STORED DATA =>
◇ ◇ ◇ ◇ ◇ ◇ ◇
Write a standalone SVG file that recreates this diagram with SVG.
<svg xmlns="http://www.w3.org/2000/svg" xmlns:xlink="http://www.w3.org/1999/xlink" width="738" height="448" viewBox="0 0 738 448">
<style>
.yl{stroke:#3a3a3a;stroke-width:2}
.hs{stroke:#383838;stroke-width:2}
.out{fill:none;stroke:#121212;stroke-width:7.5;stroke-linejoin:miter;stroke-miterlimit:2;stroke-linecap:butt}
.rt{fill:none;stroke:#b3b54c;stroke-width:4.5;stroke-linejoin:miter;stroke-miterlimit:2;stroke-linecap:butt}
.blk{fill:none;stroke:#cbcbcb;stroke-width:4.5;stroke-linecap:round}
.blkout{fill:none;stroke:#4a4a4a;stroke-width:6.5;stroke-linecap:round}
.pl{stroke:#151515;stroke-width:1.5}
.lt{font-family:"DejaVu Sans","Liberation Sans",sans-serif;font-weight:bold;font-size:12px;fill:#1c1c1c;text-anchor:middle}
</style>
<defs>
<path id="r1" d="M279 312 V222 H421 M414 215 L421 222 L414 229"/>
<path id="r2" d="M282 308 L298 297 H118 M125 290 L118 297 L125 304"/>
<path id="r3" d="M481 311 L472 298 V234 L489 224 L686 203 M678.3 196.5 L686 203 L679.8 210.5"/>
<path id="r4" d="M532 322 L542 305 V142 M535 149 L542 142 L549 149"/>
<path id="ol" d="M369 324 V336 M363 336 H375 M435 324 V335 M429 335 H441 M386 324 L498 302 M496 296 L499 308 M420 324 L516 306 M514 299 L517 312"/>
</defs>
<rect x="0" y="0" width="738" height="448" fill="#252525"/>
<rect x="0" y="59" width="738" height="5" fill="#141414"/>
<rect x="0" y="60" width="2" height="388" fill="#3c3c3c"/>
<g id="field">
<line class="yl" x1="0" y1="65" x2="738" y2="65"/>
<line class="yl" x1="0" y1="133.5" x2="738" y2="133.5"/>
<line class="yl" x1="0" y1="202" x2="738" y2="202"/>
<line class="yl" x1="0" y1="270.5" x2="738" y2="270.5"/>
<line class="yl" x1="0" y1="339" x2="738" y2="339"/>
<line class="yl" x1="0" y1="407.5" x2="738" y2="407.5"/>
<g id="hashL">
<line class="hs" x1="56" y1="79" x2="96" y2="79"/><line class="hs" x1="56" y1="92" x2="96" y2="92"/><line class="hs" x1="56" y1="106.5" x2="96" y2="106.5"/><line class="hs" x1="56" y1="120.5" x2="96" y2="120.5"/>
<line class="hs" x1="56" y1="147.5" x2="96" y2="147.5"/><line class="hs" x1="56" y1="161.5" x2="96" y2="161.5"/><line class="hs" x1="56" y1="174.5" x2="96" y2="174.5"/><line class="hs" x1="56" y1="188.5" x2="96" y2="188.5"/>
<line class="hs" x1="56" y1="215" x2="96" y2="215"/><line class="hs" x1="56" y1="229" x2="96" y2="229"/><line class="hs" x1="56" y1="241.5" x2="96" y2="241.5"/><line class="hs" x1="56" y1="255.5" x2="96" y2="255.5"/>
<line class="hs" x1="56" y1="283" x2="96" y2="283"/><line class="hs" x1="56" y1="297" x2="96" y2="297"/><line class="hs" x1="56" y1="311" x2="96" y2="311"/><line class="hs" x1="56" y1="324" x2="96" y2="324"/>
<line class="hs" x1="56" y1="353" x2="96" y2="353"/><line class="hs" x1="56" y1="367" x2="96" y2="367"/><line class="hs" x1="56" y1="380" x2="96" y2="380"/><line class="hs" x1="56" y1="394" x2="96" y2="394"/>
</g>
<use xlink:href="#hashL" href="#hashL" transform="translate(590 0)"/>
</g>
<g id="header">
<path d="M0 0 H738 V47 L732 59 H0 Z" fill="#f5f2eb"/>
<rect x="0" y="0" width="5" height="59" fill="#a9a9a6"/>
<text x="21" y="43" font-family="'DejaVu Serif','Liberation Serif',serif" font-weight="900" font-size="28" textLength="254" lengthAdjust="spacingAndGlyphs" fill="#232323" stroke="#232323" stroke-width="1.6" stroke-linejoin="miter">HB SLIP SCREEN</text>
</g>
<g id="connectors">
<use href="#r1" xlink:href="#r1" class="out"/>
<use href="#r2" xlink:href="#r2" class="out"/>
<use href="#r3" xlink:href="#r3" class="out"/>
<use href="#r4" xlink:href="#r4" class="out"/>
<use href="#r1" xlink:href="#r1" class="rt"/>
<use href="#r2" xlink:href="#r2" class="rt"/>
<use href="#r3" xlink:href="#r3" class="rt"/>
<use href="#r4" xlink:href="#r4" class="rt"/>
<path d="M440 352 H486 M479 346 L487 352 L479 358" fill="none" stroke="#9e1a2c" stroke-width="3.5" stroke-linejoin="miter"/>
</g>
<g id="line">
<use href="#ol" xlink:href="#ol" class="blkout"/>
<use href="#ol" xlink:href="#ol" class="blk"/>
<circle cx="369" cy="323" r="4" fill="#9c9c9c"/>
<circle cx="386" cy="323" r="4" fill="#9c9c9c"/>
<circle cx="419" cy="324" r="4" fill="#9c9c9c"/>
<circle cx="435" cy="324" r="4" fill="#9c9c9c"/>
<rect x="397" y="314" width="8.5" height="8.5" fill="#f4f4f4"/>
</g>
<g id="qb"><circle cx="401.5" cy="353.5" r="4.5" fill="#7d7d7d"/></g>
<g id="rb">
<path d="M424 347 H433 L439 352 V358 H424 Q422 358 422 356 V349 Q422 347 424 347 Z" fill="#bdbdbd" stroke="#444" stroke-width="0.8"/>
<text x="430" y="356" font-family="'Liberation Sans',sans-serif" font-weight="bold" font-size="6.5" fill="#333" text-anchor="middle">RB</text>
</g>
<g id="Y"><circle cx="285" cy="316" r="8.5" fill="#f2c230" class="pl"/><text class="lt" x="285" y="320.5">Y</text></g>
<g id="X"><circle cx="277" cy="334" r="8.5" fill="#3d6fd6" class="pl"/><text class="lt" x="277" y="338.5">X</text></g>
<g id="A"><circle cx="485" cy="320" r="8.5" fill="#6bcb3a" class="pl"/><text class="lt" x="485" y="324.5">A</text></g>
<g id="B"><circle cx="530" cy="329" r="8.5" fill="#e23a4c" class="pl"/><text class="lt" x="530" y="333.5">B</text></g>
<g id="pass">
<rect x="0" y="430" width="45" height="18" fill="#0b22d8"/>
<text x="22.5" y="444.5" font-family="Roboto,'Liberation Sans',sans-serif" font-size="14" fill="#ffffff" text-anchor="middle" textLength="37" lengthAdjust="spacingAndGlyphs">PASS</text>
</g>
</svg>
◇ ◇ ◇ ◇ ◇ ◇ ◇
Retype the listing exactly, in full.

Write a standalone SVG file that recreates this diagram with SVG.
<svg xmlns="http://www.w3.org/2000/svg" xmlns:xlink="http://www.w3.org/1999/xlink" width="738" height="448" viewBox="0 0 738 448">
<style>
.yl{stroke:#3a3a3a;stroke-width:2}
.hs{stroke:#383838;stroke-width:2}
.out{fill:none;stroke:#121212;stroke-width:7.5;stroke-linejoin:miter;stroke-miterlimit:2;stroke-linecap:butt}
.rt{fill:none;stroke:#b3b54c;stroke-width:4.5;stroke-linejoin:miter;stroke-miterlimit:2;stroke-linecap:butt}
.blk{fill:none;stroke:#cbcbcb;stroke-width:4.5;stroke-linecap:round}
.blkout{fill:none;stroke:#4a4a4a;stroke-width:6.5;stroke-linecap:round}
.pl{stroke:#151515;stroke-width:1.5}
.lt{font-family:"DejaVu Sans","Liberation Sans",sans-serif;font-weight:bold;font-size:12px;fill:#1c1c1c;text-anchor:middle}
</style>
<defs>
<path id="r1" d="M279 312 V222 H421 M414 215 L421 222 L414 229"/>
<path id="r2" d="M282 308 L298 297 H118 M125 290 L118 297 L125 304"/>
<path id="r3" d="M481 311 L472 298 V234 L489 224 L686 203 M678.3 196.5 L686 203 L679.8 210.5"/>
<path id="r4" d="M532 322 L542 305 V142 M535 149 L542 142 L549 149"/>
<path id="ol" d="M369 324 V336 M363 336 H375 M435 324 V335 M429 335 H441 M386 324 L498 302 M496 296 L499 308 M420 324 L516 306 M514 299 L517 312"/>
</defs>
<rect x="0" y="0" width="738" height="448" fill="#252525"/>
<rect x="0" y="59" width="738" height="5" fill="#141414"/>
<rect x="0" y="60" width="2" height="388" fill="#3c3c3c"/>
<g id="field">
<line class="yl" x1="0" y1="65" x2="738" y2="65"/>
<line class="yl" x1="0" y1="133.5" x2="738" y2="133.5"/>
<line class="yl" x1="0" y1="202" x2="738" y2="202"/>
<line class="yl" x1="0" y1="270.5" x2="738" y2="270.5"/>
<line class="yl" x1="0" y1="339" x2="738" y2="339"/>
<line class="yl" x1="0" y1="407.5" x2="738" y2="407.5"/>
<g id="hashL">
<line class="hs" x1="56" y1="79" x2="96" y2="79"/><line class="hs" x1="56" y1="92" x2="96" y2="92"/><line class="hs" x1="56" y1="106.5" x2="96" y2="106.5"/><line class="hs" x1="56" y1="120.5" x2="96" y2="120.5"/>
<line class="hs" x1="56" y1="147.5" x2="96" y2="147.5"/><line class="hs" x1="56" y1="161.5" x2="96" y2="161.5"/><line class="hs" x1="56" y1="174.5" x2="96" y2="174.5"/><line class="hs" x1="56" y1="188.5" x2="96" y2="188.5"/>
<line class="hs" x1="56" y1="215" x2="96" y2="215"/><line class="hs" x1="56" y1="229" x2="96" y2="229"/><line class="hs" x1="56" y1="241.5" x2="96" y2="241.5"/><line class="hs" x1="56" y1="255.5" x2="96" y2="255.5"/>
<line class="hs" x1="56" y1="283" x2="96" y2="283"/><line class="hs" x1="56" y1="297" x2="96" y2="297"/><line class="hs" x1="56" y1="311" x2="96" y2="311"/><line class="hs" x1="56" y1="324" x2="96" y2="324"/>
<line class="hs" x1="56" y1="353" x2="96" y2="353"/><line class="hs" x1="56" y1="367" x2="96" y2="367"/><line class="hs" x1="56" y1="380" x2="96" y2="380"/><line class="hs" x1="56" y1="394" x2="96" y2="394"/>
</g>
<use xlink:href="#hashL" href="#hashL" transform="translate(590 0)"/>
</g>
<g id="header">
<path d="M0 0 H738 V47 L732 59 H0 Z" fill="#f5f2eb"/>
<rect x="0" y="0" width="5" height="59" fill="#a9a9a6"/>
<text x="21" y="43" font-family="'DejaVu Serif','Liberation Serif',serif" font-weight="900" font-size="28" textLength="254" lengthAdjust="spacingAndGlyphs" fill="#232323" stroke="#232323" stroke-width="1.6" stroke-linejoin="miter">HB SLIP SCREEN</text>
</g>
<g id="connectors">
<use href="#r1" xlink:href="#r1" class="out"/>
<use href="#r2" xlink:href="#r2" class="out"/>
<use href="#r3" xlink:href="#r3" class="out"/>
<use href="#r4" xlink:href="#r4" class="out"/>
<use href="#r1" xlink:href="#r1" class="rt"/>
<use href="#r2" xlink:href="#r2" class="rt"/>
<use href="#r3" xlink:href="#r3" class="rt"/>
<use href="#r4" xlink:href="#r4" class="rt"/>
<path d="M440 352 H486 M479 346 L487 352 L479 358" fill="none" stroke="#9e1a2c" stroke-width="3.5" stroke-linejoin="miter"/>
</g>
<g id="line">
<use href="#ol" xlink:href="#ol" class="blkout"/>
<use href="#ol" xlink:href="#ol" class="blk"/>
<circle cx="369" cy="323" r="4" fill="#9c9c9c"/>
<circle cx="386" cy="323" r="4" fill="#9c9c9c"/>
<circle cx="419" cy="324" r="4" fill="#9c9c9c"/>
<circle cx="435" cy="324" r="4" fill="#9c9c9c"/>
<rect x="397" y="314" width="8.5" height="8.5" fill="#f4f4f4"/>
</g>
<g id="qb"><circle cx="401.5" cy="353.5" r="4.5" fill="#7d7d7d"/></g>
<g id="rb">
<path d="M424 347 H433 L439 352 V358 H424 Q422 358 422 356 V349 Q422 347 424 347 Z" fill="#bdbdbd" stroke="#444" stroke-width="0.8"/>
<text x="430" y="356" font-family="'Liberation Sans',sans-serif" font-weight="bold" font-size="6.5" fill="#333" text-anchor="middle">RB</text>
</g>
<g id="Y"><circle cx="285" cy="316" r="8.5" fill="#f2c230" class="pl"/><text class="lt" x="285" y="320.5">Y</text></g>
<g id="X"><circle cx="277" cy="334" r="8.5" fill="#3d6fd6" class="pl"/><text class="lt" x="277" y="338.5">X</text></g>
<g id="A"><circle cx="485" cy="320" r="8.5" fill="#6bcb3a" class="pl"/><text class="lt" x="485" y="324.5">A</text></g>
<g id="B"><circle cx="530" cy="329" r="8.5" fill="#e23a4c" class="pl"/><text class="lt" x="530" y="333.5">B</text></g>
<g id="pass">
<rect x="0" y="430" width="45" height="18" fill="#0b22d8"/>
<text x="22.5" y="444.5" font-family="Roboto,'Liberation Sans',sans-serif" font-size="14" fill="#ffffff" text-anchor="middle" textLength="37" lengthAdjust="spacingAndGlyphs">PASS</text>
</g>
</svg>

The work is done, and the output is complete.